De corporibus

I’m told I’m “too catholic.” But I can’t be “less catholic” without divorcing myself from the way I know and experience God through my physical body and my senses. God is not just a concept but is an embodied reality. Reason depends on our bodies as much as any other sense. This is the mystery of the “catholic imagination,” which, I would argue, is not the exclusive purview of Rome and never has been. It’s for Protestants, too!

I’m serving in a very mind-centered, conceptual setting, though, such as is the heritage of American Protestantism. This cogitatio-centrism, if such a coinage can be allowed, is simply the heritage of the Western trajectory of Enlightenment; once Descartes divorced the mind from the body, it was all over. Now salvation is conceived of in the West as an exercise of the mind, but the East has never had to deal with this because the soul and the body were never intended to be divorced within Christianity, and indeed, the East avoided many of the ravages of Enlightenment thinking.

Go to an Orthodox service, stand for the full two hours of singing, crossing, prostration, incense, and prayer, and tell me that the body doesn’t matter to the spiritual life. It absolutely does. Even as Hellenized as the Orthodox tradition is, it never lost its connection to the body, to our means of interfacing with the world into which God came by becoming incarnate in a body!

Non-Christian Eastern traditions, specifically, the Dharmic traditions—Hinduism, Buddhism, Jainism—though they in general regard the body as simply the vehicle through which this incarnation of the soul makes its course through the world, still have stronger relationships to the body than any mainstream practice in Western Christianity. Yoga and sitting zazen come to mind immediately as practices that unite the spiritual life with the body, and it doesn’t require too much of a leap to suggest that there is something to be learned from these traditions’ relationship to the body.

So, if my practice of spirituality centers the way I encounter the story of Christ through my body—by bowing at the name of Christ, by making the sign of the Cross, by elevating the chalice—is jarring in my setting, maybe that’s not necessarily a bad thing. Because our being made whole (our “salvation”) is worked out in a cruciform, embodied way, not simply in the interior life of the mind.

The genius of Paul, for all the ways he got it wrong—speak up, ladies! —is that the body really is the locus in which God works, not in the mind exclusively. Because of this, to treat one’s body as the new Temple of the Presence is to love it, to lavish upon it, to embrace all that it is to worship God in the body.

The old wedding service in the 1661 Book of Common Prayer prescribes that these words exchanged between spouses in the sealing of their covenant: “with my body I thee worship. Shouldn’t we be able to say as much to God qua God? And shouldn’t we be able to pledge and show as much to the people in whom we encounter God throughout our daily lives—”with my body I thee worship?”
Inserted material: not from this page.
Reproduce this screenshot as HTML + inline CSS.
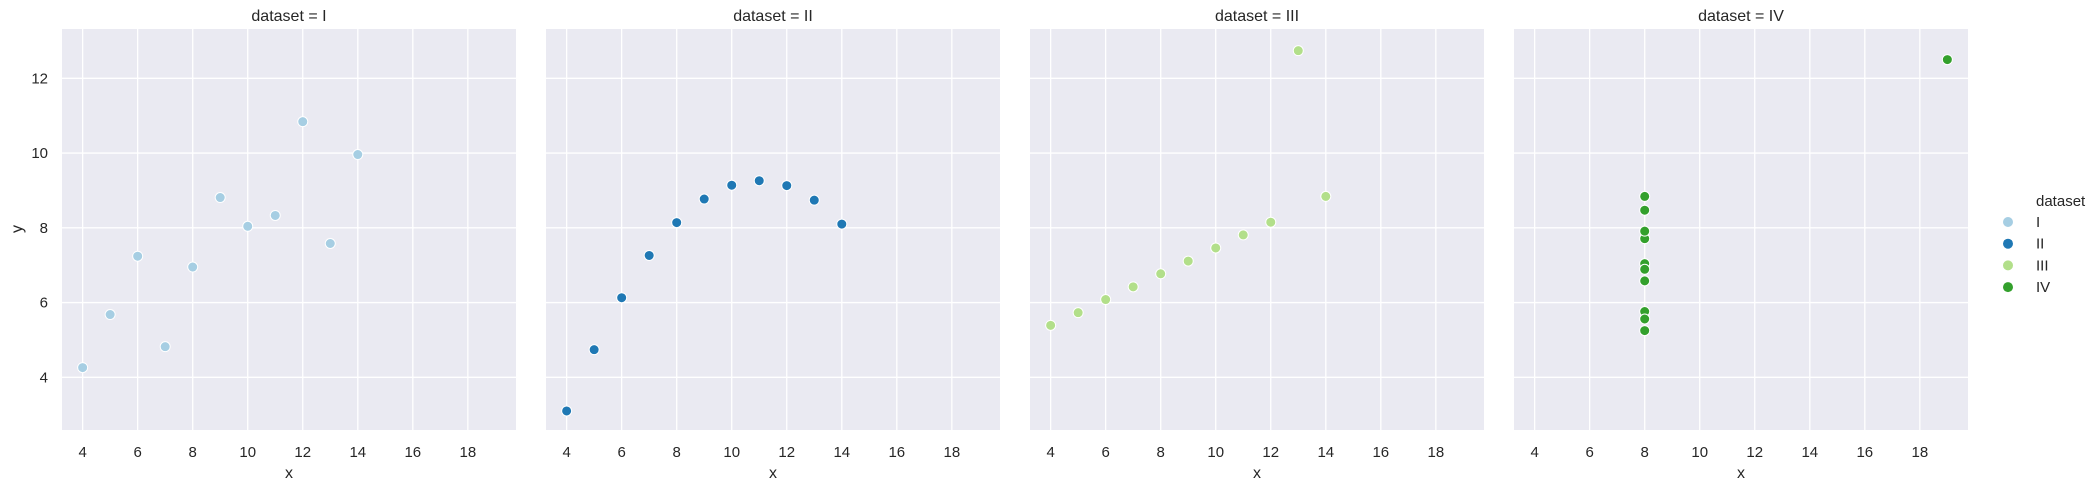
<!DOCTYPE html>
<html><head><meta charset="utf-8"><style>
body{margin:0;background:#fff;}
text{font-family:"Liberation Sans","DejaVu Sans",sans-serif;fill:#262626;}
</style></head><body>
<svg id="chart" width="2098" height="489" xmlns="http://www.w3.org/2000/svg"></svg>
<script>
const datasets = ["I","II","III","IV"];
const colors = ["#a6cee3","#1f78b4","#b2df8a","#33a02c"];
const xI = [10,8,13,9,11,14,6,4,12,7,5];
const yI = [8.04,6.95,7.58,8.81,8.33,9.96,7.24,4.26,10.84,4.82,5.68];
const xII = [10,8,13,9,11,14,6,4,12,7,5];
const yII = [9.14,8.14,8.74,8.77,9.26,8.10,6.13,3.10,9.13,7.26,4.74];
const xIII = [10,8,13,9,11,14,6,4,12,7,5];
const yIII = [7.46,6.77,12.74,7.11,7.81,8.84,6.08,5.39,8.15,6.42,5.73];
const xIV = [8,8,8,8,8,8,8,19,8,8,8];
const yIV = [6.58,5.76,7.71,8.84,8.47,7.04,5.25,12.50,5.56,7.91,6.89];
const xTicks = [4,6,8,10,12,14,16,18];
const yTicks = [4,6,8,10,12];
const xs=[xI,xII,xIII,xIV], ys=[yI,yII,yIII,yIV];

const NS="http://www.w3.org/2000/svg";
const svg=document.getElementById('chart');
function mk(t,a,p){const e=document.createElementNS(NS,t);for(const k in a)e.setAttribute(k,a[k]);(p||svg).appendChild(e);return e;}
const panelW=454, plotTop=29, plotBottom=430, step=484, left0=62;
const xMin=3.25, xMax=19.75;
const yScale=v=>377.3-(v-4)*37.375;
datasets.forEach((d,i)=>{
  const L=left0+i*step;
  const xScale=v=>L+(v-xMin)/(xMax-xMin)*panelW;
  const g=mk('g',{});
  
  
  const bg=mk('rect',{x:L,y:plotTop,width:panelW,height:plotBottom-plotTop,fill:'#eaeaf2'},g);
  
  
  xTicks.forEach(t=>{
    const x=xScale(t);
    const ln=mk('line',{x1:x,x2:x,y1:plotTop,y2:plotBottom,stroke:'#fff','stroke-width':1.3},g);
    
    
    const tx=mk('text',{x:x,y:457,'text-anchor':'middle','font-size':15},g);
    tx.textContent=t;
    
    
  });
  yTicks.forEach(t=>{
    const y=yScale(t);
    const ln=mk('line',{x1:L,x2:L+panelW,y1:y,y2:y,stroke:'#fff','stroke-width':1.3},g);
    
    
    if(i===0){
      const tx=mk('text',{x:48,y:y+5,'text-anchor':'end','font-size':15},g);
      tx.textContent=t;
      
      
    }
  });
  const ti=mk('text',{x:L+panelW/2,y:21,'text-anchor':'middle','font-size':16},g);
  ti.textContent='dataset = '+d;
  
  
  const xl=mk('text',{x:L+panelW/2,y:478,'text-anchor':'middle','font-size':16},g);
  xl.textContent='x';
  
  
  xs[i].forEach((xv,j)=>{
    const c=mk('circle',{cx:xScale(xv),cy:yScale(ys[i][j]),r:5,fill:colors[i],stroke:'#fff','stroke-width':1},g);
    
    
  });
});
const yl=mk('text',{x:0,y:0,'text-anchor':'middle','font-size':16,transform:'translate(22,229) rotate(-90)'});
yl.textContent='y';


const lg=mk('g',{});


const lt=mk('text',{x:2036,y:206,'font-size':15},lg);
lt.textContent='dataset';


datasets.forEach((d,i)=>{
  const y=222+i*21.7;
  const c=mk('circle',{cx:2008,cy:y,r:5,fill:colors[i]},lg);
  
  
  const t=mk('text',{x:2036,y:y+5,'font-size':15},lg);
  t.textContent=d;
  
  
});
</script>
</body></html>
So, I will adamantly continue crissin’ and crossin’ so long as I have arms with which to do so. And I will continue endeavoring to worship God with my body and worship God in others with my body, with touch and posture and strength and speech that heal, not harm. I have to; my body is where God is working out my salvation with bread and wine and sobs and compassion and pain and pleasure and joy. Moreover, it is with my body that I witness the goodness of God and God’s desire for justice for all bodies.

I think it’s very telling that the most “problematic” protest behaviors to WASPs is the use of the human body to interrupt, to demonstrate, to witness. That’s why they can’t handle non-violent direct action. That’s why they can’t handle school walk-outs: if you want to be heard, WASP theology says, if you want to matter, do it with ideas and reasoned arguments. Yet words and wit only go so far when it comes to the arresting power of the body.

A body that speaks the truth is the most dangerous body to institutions and systems who derive their very power from the subjugation and control of bodies, because if you attempt to subjugate or control a body, you are attempting to subjugate and control the God who dwells therein. And if the Hebrew Bible taught us anything, it’s that God is not one to be subjugated, controlled, put into a box, or made into part of the imperial skyline.

So, don’t be afraid of your body, for it is a gift and a grace. You are your body, and if you are baptized, you proclaim daily with your body that you are Christ’s own.